The task - Copy each line below exactly and leave the pictures out.

Provided data -
-- -- --
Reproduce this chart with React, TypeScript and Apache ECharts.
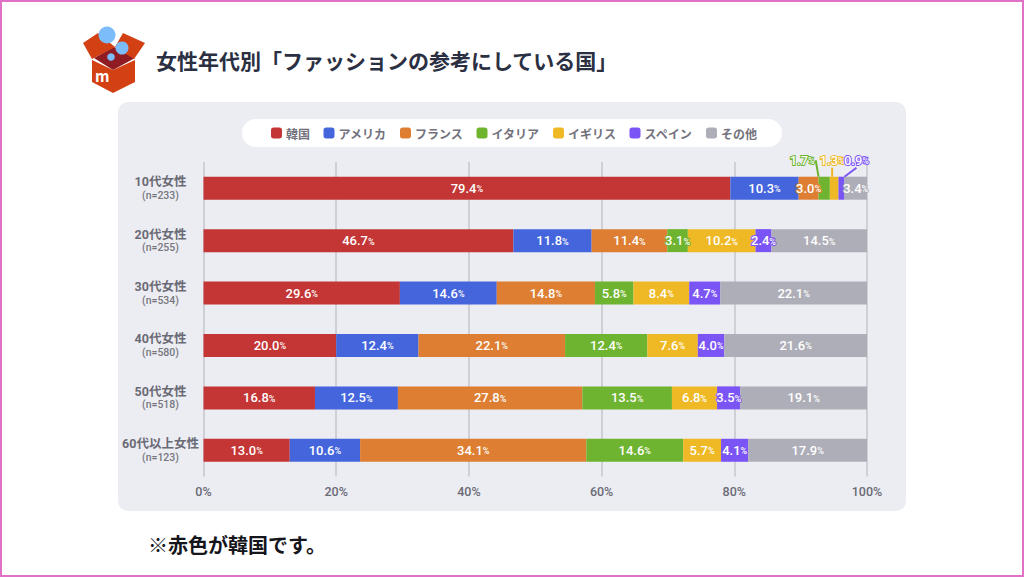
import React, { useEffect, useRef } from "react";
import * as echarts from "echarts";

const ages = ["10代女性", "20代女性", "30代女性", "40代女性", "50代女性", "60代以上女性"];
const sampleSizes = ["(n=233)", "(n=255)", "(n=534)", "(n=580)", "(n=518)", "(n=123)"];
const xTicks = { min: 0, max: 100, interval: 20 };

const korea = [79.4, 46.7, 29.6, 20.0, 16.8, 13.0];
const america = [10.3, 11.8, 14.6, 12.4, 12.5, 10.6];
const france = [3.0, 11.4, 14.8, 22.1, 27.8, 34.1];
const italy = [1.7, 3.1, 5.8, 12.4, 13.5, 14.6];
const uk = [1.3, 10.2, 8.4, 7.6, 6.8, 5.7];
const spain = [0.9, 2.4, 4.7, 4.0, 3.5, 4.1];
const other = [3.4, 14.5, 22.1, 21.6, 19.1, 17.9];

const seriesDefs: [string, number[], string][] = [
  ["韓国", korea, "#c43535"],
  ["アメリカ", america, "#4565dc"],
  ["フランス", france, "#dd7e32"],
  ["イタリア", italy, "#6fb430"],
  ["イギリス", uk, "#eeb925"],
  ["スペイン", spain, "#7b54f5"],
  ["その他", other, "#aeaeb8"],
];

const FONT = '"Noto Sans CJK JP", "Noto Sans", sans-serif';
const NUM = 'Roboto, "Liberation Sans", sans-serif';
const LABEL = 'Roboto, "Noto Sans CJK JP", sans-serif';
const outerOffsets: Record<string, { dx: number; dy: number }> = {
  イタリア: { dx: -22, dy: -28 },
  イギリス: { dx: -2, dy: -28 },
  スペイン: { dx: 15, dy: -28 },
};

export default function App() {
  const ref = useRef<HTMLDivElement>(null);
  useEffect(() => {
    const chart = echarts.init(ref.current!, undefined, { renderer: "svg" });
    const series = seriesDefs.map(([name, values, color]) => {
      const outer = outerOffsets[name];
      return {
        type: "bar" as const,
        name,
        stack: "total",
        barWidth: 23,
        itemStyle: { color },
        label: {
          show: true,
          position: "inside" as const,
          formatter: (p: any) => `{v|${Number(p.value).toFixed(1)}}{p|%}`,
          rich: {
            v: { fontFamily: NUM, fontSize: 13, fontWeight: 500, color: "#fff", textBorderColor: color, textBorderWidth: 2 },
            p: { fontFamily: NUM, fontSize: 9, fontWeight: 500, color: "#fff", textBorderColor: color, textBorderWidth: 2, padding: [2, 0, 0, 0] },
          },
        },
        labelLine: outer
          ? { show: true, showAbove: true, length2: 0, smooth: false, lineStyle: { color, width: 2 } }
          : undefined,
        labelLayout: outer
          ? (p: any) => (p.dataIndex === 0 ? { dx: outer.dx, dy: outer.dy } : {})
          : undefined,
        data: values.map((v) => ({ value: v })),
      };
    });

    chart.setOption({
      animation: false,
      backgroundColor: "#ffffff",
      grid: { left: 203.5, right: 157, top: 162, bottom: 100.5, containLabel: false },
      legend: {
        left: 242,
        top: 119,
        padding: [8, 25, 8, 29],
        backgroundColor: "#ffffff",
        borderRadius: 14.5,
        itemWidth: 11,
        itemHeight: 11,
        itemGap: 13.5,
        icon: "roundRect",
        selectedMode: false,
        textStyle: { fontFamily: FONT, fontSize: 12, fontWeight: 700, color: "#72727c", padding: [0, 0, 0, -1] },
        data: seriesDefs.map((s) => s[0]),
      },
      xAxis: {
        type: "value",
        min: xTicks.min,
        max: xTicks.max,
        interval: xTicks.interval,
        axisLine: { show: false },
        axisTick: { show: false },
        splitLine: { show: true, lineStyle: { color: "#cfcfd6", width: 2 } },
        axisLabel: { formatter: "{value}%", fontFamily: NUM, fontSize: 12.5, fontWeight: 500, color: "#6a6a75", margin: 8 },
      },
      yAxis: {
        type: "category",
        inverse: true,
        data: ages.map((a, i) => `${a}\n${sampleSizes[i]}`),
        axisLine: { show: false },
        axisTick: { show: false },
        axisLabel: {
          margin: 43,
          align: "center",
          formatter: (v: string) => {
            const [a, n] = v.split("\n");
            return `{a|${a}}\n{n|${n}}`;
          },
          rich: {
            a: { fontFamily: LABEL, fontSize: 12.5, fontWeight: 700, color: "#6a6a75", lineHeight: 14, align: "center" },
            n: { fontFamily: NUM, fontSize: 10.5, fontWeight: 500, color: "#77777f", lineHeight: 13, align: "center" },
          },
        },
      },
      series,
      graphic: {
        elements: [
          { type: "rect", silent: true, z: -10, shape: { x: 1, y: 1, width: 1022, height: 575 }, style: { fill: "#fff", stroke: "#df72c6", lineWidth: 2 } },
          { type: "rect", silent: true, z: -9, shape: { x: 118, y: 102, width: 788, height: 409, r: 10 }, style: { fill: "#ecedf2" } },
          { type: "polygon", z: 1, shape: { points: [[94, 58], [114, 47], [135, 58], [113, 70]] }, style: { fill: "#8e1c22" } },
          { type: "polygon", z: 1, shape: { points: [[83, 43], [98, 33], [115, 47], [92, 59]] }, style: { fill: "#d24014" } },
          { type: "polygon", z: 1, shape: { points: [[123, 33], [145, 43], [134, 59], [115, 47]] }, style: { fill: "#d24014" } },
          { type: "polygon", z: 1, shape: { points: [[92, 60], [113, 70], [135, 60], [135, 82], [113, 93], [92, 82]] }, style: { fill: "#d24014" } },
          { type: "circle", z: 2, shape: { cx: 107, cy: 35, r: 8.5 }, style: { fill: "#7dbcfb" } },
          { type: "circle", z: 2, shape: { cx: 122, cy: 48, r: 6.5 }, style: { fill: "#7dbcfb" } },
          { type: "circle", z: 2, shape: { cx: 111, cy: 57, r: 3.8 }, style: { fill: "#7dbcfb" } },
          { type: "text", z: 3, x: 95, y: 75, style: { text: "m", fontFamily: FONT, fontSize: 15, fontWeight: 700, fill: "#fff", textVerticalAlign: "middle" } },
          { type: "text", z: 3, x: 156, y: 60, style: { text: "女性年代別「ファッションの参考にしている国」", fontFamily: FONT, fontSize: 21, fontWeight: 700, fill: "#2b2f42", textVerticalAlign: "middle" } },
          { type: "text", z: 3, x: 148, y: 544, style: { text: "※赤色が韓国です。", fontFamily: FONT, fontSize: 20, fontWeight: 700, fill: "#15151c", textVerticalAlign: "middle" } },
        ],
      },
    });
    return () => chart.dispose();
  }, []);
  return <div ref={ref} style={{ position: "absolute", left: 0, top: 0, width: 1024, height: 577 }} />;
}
-- -- --
Right answer -
Reproduce this chart with React, TypeScript and Apache ECharts.
import React, { useEffect, useRef } from "react";
import * as echarts from "echarts";

const ages = ["10代女性", "20代女性", "30代女性", "40代女性", "50代女性", "60代以上女性"];
const sampleSizes = ["(n=233)", "(n=255)", "(n=534)", "(n=580)", "(n=518)", "(n=123)"];
const xTicks = { min: 0, max: 100, interval: 20 };

const korea = [79.4, 46.7, 29.6, 20.0, 16.8, 13.0];
const america = [10.3, 11.8, 14.6, 12.4, 12.5, 10.6];
const france = [3.0, 11.4, 14.8, 22.1, 27.8, 34.1];
const italy = [1.7, 3.1, 5.8, 12.4, 13.5, 14.6];
const uk = [1.3, 10.2, 8.4, 7.6, 6.8, 5.7];
const spain = [0.9, 2.4, 4.7, 4.0, 3.5, 4.1];
const other = [3.4, 14.5, 22.1, 21.6, 19.1, 17.9];

const seriesDefs: [string, number[], string][] = [
  ["韓国", korea, "#c43535"],
  ["アメリカ", america, "#4565dc"],
  ["フランス", france, "#dd7e32"],
  ["イタリア", italy, "#6fb430"],
  ["イギリス", uk, "#eeb925"],
  ["スペイン", spain, "#7b54f5"],
  ["その他", other, "#aeaeb8"],
];

const FONT = '"Noto Sans CJK JP", "Noto Sans", sans-serif';
const NUM = 'Roboto, "Liberation Sans", sans-serif';
const LABEL = 'Roboto, "Noto Sans CJK JP", sans-serif';
const outerOffsets: Record<string, { dx: number; dy: number }> = {
  イタリア: { dx: -22, dy: -28 },
  イギリス: { dx: -2, dy: -28 },
  スペイン: { dx: 15, dy: -28 },
};

export default function App() {
  const ref = useRef<HTMLDivElement>(null);
  useEffect(() => {
    const chart = echarts.init(ref.current!, undefined, { renderer: "svg" });
    const series = seriesDefs.map(([name, values, color]) => {
      const outer = outerOffsets[name];
      return {
        type: "bar" as const,
        name,
        stack: "total",
        barWidth: 23,
        itemStyle: { color },
        label: {
          show: true,
          position: "inside" as const,
          formatter: (p: any) => `{v|${Number(p.value).toFixed(1)}}{p|%}`,
          rich: {
            v: { fontFamily: NUM, fontSize: 13, fontWeight: 500, color: "#fff", textBorderColor: color, textBorderWidth: 2 },
            p: { fontFamily: NUM, fontSize: 9, fontWeight: 500, color: "#fff", textBorderColor: color, textBorderWidth: 2, padding: [2, 0, 0, 0] },
          },
        },
        labelLine: outer
          ? { show: true, showAbove: true, length2: 0, smooth: false, lineStyle: { color, width: 2 } }
          : undefined,
        labelLayout: outer
          ? (p: any) => (p.dataIndex === 0 ? { dx: outer.dx, dy: outer.dy } : {})
          : undefined,
        data: values.map((v) => ({ value: v })),
      };
    });

    chart.setOption({
      animation: false,
      backgroundColor: "#ffffff",
      grid: { left: 203.5, right: 157, top: 162, bottom: 100.5, containLabel: false },
      legend: {
        left: 242,
        top: 119,
        padding: [8, 25, 8, 29],
        backgroundColor: "#ffffff",
        borderRadius: 14.5,
        itemWidth: 11,
        itemHeight: 11,
        itemGap: 13.5,
        icon: "roundRect",
        selectedMode: false,
        textStyle: { fontFamily: FONT, fontSize: 12, fontWeight: 700, color: "#72727c", padding: [0, 0, 0, -1] },
        data: seriesDefs.map((s) => s[0]),
      },
      xAxis: {
        type: "value",
        min: xTicks.min,
        max: xTicks.max,
        interval: xTicks.interval,
        axisLine: { show: false },
        axisTick: { show: false },
        splitLine: { show: true, lineStyle: { color: "#cfcfd6", width: 2 } },
        axisLabel: { formatter: "{value}%", fontFamily: NUM, fontSize: 12.5, fontWeight: 500, color: "#6a6a75", margin: 8 },
      },
      yAxis: {
        type: "category",
        inverse: true,
        data: ages.map((a, i) => `${a}\n${sampleSizes[i]}`),
        axisLine: { show: false },
        axisTick: { show: false },
        axisLabel: {
          margin: 43,
          align: "center",
          formatter: (v: string) => {
            const [a, n] = v.split("\n");
            return `{a|${a}}\n{n|${n}}`;
          },
          rich: {
            a: { fontFamily: LABEL, fontSize: 12.5, fontWeight: 700, color: "#6a6a75", lineHeight: 14, align: "center" },
            n: { fontFamily: NUM, fontSize: 10.5, fontWeight: 500, color: "#77777f", lineHeight: 13, align: "center" },
          },
        },
      },
      series,
      graphic: {
        elements: [
          { type: "rect", silent: true, z: -10, shape: { x: 1, y: 1, width: 1022, height: 575 }, style: { fill: "#fff", stroke: "#df72c6", lineWidth: 2 } },
          { type: "rect", silent: true, z: -9, shape: { x: 118, y: 102, width: 788, height: 409, r: 10 }, style: { fill: "#ecedf2" } },
          { type: "polygon", z: 1, shape: { points: [[94, 58], [114, 47], [135, 58], [113, 70]] }, style: { fill: "#8e1c22" } },
          { type: "polygon", z: 1, shape: { points: [[83, 43], [98, 33], [115, 47], [92, 59]] }, style: { fill: "#d24014" } },
          { type: "polygon", z: 1, shape: { points: [[123, 33], [145, 43], [134, 59], [115, 47]] }, style: { fill: "#d24014" } },
          { type: "polygon", z: 1, shape: { points: [[92, 60], [113, 70], [135, 60], [135, 82], [113, 93], [92, 82]] }, style: { fill: "#d24014" } },
          { type: "circle", z: 2, shape: { cx: 107, cy: 35, r: 8.5 }, style: { fill: "#7dbcfb" } },
          { type: "circle", z: 2, shape: { cx: 122, cy: 48, r: 6.5 }, style: { fill: "#7dbcfb" } },
          { type: "circle", z: 2, shape: { cx: 111, cy: 57, r: 3.8 }, style: { fill: "#7dbcfb" } },
          { type: "text", z: 3, x: 95, y: 75, style: { text: "m", fontFamily: FONT, fontSize: 15, fontWeight: 700, fill: "#fff", textVerticalAlign: "middle" } },
          { type: "text", z: 3, x: 156, y: 60, style: { text: "女性年代別「ファッションの参考にしている国」", fontFamily: FONT, fontSize: 21, fontWeight: 700, fill: "#2b2f42", textVerticalAlign: "middle" } },
          { type: "text", z: 3, x: 148, y: 544, style: { text: "※赤色が韓国です。", fontFamily: FONT, fontSize: 20, fontWeight: 700, fill: "#15151c", textVerticalAlign: "middle" } },
        ],
      },
    });
    return () => chart.dispose();
  }, []);
  return <div ref={ref} style={{ position: "absolute", left: 0, top: 0, width: 1024, height: 577 }} />;
}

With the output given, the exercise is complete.